Journal of Applied Research in Accounting and Finance (JARAF), Vol. 2, No. 2, 2007
4 Pages Posted: 6 Feb 2008 Last revised: 18 Aug 2014
In our July 2007 editorial, we warned of the dangers associated with gathering storm clouds in global credit markets. By August the predicted tempest had arrived, sweeping away billions of dollars in value and graphically demonstrating the erroneous approach to appraising and pricing risk which had insinuated itself into capital markets in prior years. Credit markets froze over, and even the strenuous efforts of central banks around the world in pouring enormous quantities of liquidity into the banking system has achieved a less than complete thawing.
The missing ingredient, taken for granted prior to the onset of the crisis can be encapsulated in one word, trust. The existence of trust is a necessary precursor to the existence of liquid and efficient capital markets. The institutional and regulatory frameworks within which advanced capital markets operate are designed to engender and sustain this vital ingredient.
Yet the events of 2007 suggest that much of the institutional and regulatory fabric of the global capital markets has been stretched to the point where in many cases it can no longer sustain the trust and confidence necessary for the facilitation of the free flow of capital. Staples as basic as credit ratings have had their value and credibility called into question. Meanwhile, financial reporting practices continue in many cases to lead to confusion rather than clarity.
In the previous edition of JARAF, Sir David Tweedie and Wayne Lonergan produced insightful critiques of aspects of modern day accounting and practices which simply defy common sense. Some of the practices they attacked pertained to complex phenomena such as financial instruments and the application of impairment testing to intangible assets. Yet both authors also suggested that undesirable and obfuscatory practices extend far down the complexity scale, into the realm of simple and commonly encountered transaction types, including leases. Given this critique, it is a timely privilege in this edition of the journal to present work on the subject of the effect of the capitalization of off balance sheet leasing transactions on financial measures by Charles Mulford and Mark Gram. Professor Mulford and his associates have made enormous contributions to the field of applied research in accounting and finance and have carved out reputations as leading thought leaders in their chosen field.
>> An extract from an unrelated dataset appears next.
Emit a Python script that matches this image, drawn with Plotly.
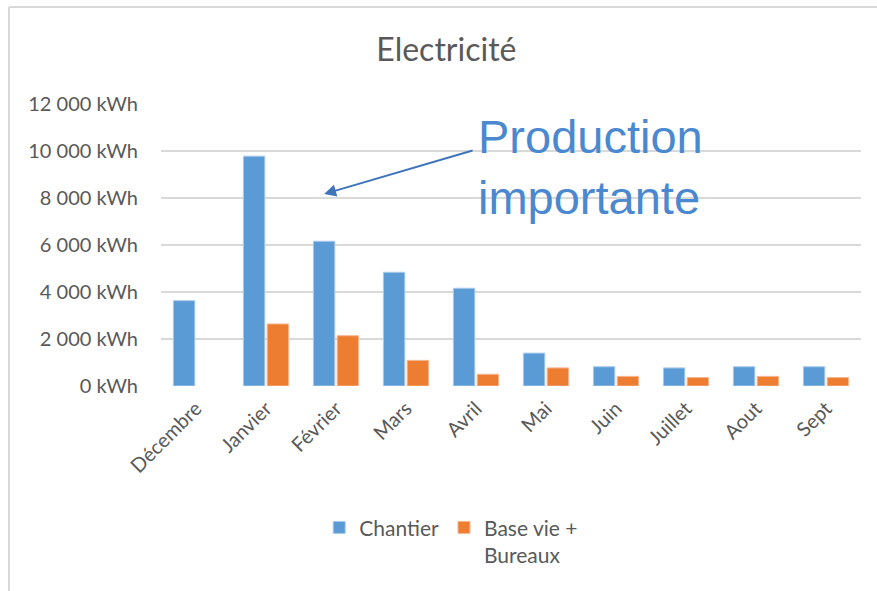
import plotly.graph_objects as go

months = ["Décembre", "Janvier", "Février", "Mars", "Avril", "Mai", "Juin", "Juillet", "Aout", "Sept"]
chantier = [3630, 9780, 6160, 4840, 4160, 1400, 820, 770, 820, 820]
base_vie = [None, 2640, 2140, 1090, 500, 770, 410, 360, 410, 360]
y_tick_vals = [0, 2000, 4000, 6000, 8000, 10000, 12000]
y_tick_text = ["0 kWh", "2 000 kWh", "4 000 kWh", "6 000 kWh", "8 000 kWh", "10 000 kWh", "12 000 kWh"]

FONT = "Lato"
GRAY = "#595959"

fig = go.Figure()
fig.add_trace(go.Bar(x=months, y=chantier, name="Chantier",
                     marker=dict(color="#5b9bd5", line=dict(color="#a9cbec", width=1))))
fig.add_trace(go.Bar(x=months, y=base_vie, name="Base vie +<br>Bureaux",
                     marker=dict(color="#ed7d31", line=dict(color="#f6b78f", width=1))))

fig.update_layout(
    width=877, height=591,
    margin=dict(l=161, r=16, t=104, b=205),
    paper_bgcolor="white", plot_bgcolor="white",
    barmode="group", bargap=0.32, bargroupgap=0.1,
    font=dict(family=FONT, color=GRAY, size=20),
    title=dict(text="Electricité", x=0.509, xanchor="center", y=0.915, yanchor="middle",
               font=dict(family=FONT, size=32, color=GRAY)),
    showlegend=True,
    legend=dict(orientation="h", x=0.226, xanchor="left", y=-0.43, yanchor="top",
                font=dict(family=FONT, size=21, color=GRAY), valign="top"),
)
fig.update_yaxes(range=[0, 12000], tickvals=y_tick_vals, ticktext=y_tick_text,
                 showgrid=True, gridcolor="#d9d9d9", gridwidth=2, zeroline=False,
                 showline=False, ticks="", ticklabelstandoff=22, fixedrange=True,
                 tickfont=dict(size=20))
fig.update_xaxes(tickangle=-45, showgrid=False, showline=False, zeroline=False,
                 ticks="", ticklabelstandoff=6, fixedrange=True, tickfont=dict(size=20))

# annotation text and arrow
fig.add_annotation(x=4.0, y=9319, xref="x", yref="y", text="Production<br>importante",
                   showarrow=False, xanchor="left", yanchor="middle", align="left",
                   font=dict(family="Liberation Sans", size=47, color="#4a88d0"))
fig.add_annotation(x=1.83, y=8170, xref="x", yref="y", text="", showarrow=True,
                   ax=150, ay=-44, arrowhead=2, arrowsize=1.2, arrowwidth=2,
                   arrowcolor="#3e74bb")

# outer frame (left and top)
fig.add_shape(type="line", xref="paper", yref="paper", x0=(9 - 161) / 700, x1=(9 - 161) / 700,
              y0=(386 - 7) / 282, y1=(386 - 600) / 282, line=dict(color="#d9d9d9", width=2))
fig.add_shape(type="line", xref="paper", yref="paper", x0=(9 - 161) / 700, x1=(880 - 161) / 700,
              y0=(386 - 7) / 282, y1=(386 - 7) / 282, line=dict(color="#d9d9d9", width=2))

fig.write_html("out.html")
Their work has been in the best tradition of what Professor Briloff might have described as the avoidance of nonsensical esoteric modeling exercises in favour of the practical art of upping sleeves and dipping into the messy reality of real world financial disclosures.
Given the likelihood of a surge in corporate bankruptcies across the developed world during 2008, another practical and timely contribution in this edition comes from Ghassan Hossari, Sheikh Rahman and Janek Ratnatunga, who provide a useful evaluation of sampling controversies in ratio based financial distress modeling. The insights set out in this paper will be of interest to anyone who makes use of these tools.
Finally, this edition of the journal concludes with a look by Suresh Cuganesan and David Lacey at an area of burgeoning concern, the growing problem of identity fraud, and some early evidence on organizational responses to this increasingly profound operational problem.
Again as another year concludes, we thank the editorial board and contributing authors for their work in promoting quality applied research in the area of accounting and finance, and express the hope that little by little, the types of insights to be found within the pages of the journal contribute to the improvement of practice in future.